Questa esigua minoranza non vedrebbe più aumentare automaticamente il proprio enorme patrimonio e quindi ostacolerebbe in ogni modo una riforma del genere. Se avesse una prospettiva più lungimirante, però, si renderebbe conto che una riforma del genere gli consentirebbe di godere della loro enorme ricchezza senza attraversare quelle fasi di choc finanziario che sono assolutamente inevitabili con l’attuale modello. Stiamo vivendo una fase storica nella quale le principali banche centrali del mondo stanno mettendo in atto politiche monetarie non convenzionali per tentare di uscire da una crisi del sistema finanziario senza precedenti. Gli effetti di lungo termine di queste politiche sono sostanzialmente impossibili da prevedere. Sono ancora in pochi ad avere acquisito la consapevolezza che è l’attuale modello di moneta che non è più sostenibile. (3)
Abbiamo bisogno di una diversa concezione del denaro.
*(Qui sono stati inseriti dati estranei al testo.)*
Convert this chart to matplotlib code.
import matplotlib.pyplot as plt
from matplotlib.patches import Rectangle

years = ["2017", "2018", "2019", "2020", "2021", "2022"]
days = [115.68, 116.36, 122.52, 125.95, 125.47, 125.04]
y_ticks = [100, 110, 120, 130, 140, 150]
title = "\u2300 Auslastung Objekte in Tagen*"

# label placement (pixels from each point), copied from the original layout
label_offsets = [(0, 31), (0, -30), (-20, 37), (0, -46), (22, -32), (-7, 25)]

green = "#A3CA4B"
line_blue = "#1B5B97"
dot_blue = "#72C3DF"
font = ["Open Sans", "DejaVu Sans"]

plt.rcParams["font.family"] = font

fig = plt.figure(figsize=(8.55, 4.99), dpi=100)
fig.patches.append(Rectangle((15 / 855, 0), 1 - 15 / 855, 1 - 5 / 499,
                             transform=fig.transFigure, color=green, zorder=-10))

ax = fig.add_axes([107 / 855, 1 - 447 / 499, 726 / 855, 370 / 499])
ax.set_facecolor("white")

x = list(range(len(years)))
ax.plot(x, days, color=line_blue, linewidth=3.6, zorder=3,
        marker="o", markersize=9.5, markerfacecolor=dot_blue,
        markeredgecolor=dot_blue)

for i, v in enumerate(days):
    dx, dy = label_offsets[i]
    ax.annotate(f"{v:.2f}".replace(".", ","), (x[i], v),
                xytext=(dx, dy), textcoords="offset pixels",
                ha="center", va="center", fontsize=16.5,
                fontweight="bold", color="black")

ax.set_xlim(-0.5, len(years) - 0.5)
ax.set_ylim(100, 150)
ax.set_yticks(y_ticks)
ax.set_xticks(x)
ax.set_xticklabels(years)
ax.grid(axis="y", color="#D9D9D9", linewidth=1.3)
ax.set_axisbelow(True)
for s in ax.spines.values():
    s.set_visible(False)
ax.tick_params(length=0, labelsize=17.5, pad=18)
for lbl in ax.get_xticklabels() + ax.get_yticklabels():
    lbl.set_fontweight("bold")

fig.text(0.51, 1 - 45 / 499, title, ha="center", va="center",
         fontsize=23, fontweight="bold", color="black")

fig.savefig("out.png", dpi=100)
Se il popolo si rendesse realmente conto di cos’è il denaro, come funziona, come viene prodotto, come viene redistribuito, avremmo risolto buona parte dei problemi economici perché l’attuale modello di moneta verrebbe travolto in favore di un modello più razionale e sostenibile.
Purtroppo, abbiamo un enorme problema d’informazione. Fino ad una quindicina di anni fa, semplicemente non se ne parlava. Oggi, con Internet, se ne parla molto nei così detti siti di “contro-informazione” ma insieme a tante cose corrette si dicono un mare di panzane colossali. Questo scredita completamente l’argomento agli occhi di chi è abituato ad affrontare le cose seriamente ed il tema non viene praticamente mai sollevato nei mezzi d’informazione tradizionali perché si pensa che l’argomento sia frutto di invenzioni di qualche complottista fuori di testa.
Prima o poi (purtroppo, temo più poi che prima) il tema dovrà essere affrontato. Questo sistema monetario non è sostenibile. Potrà reggere forse ancora qualche decennio, ma una riforma radicale sarà inevitabile e per allora anche la conoscenza del problema sarà molto più diffusa di quanto lo sia oggi. Almeno lo spero.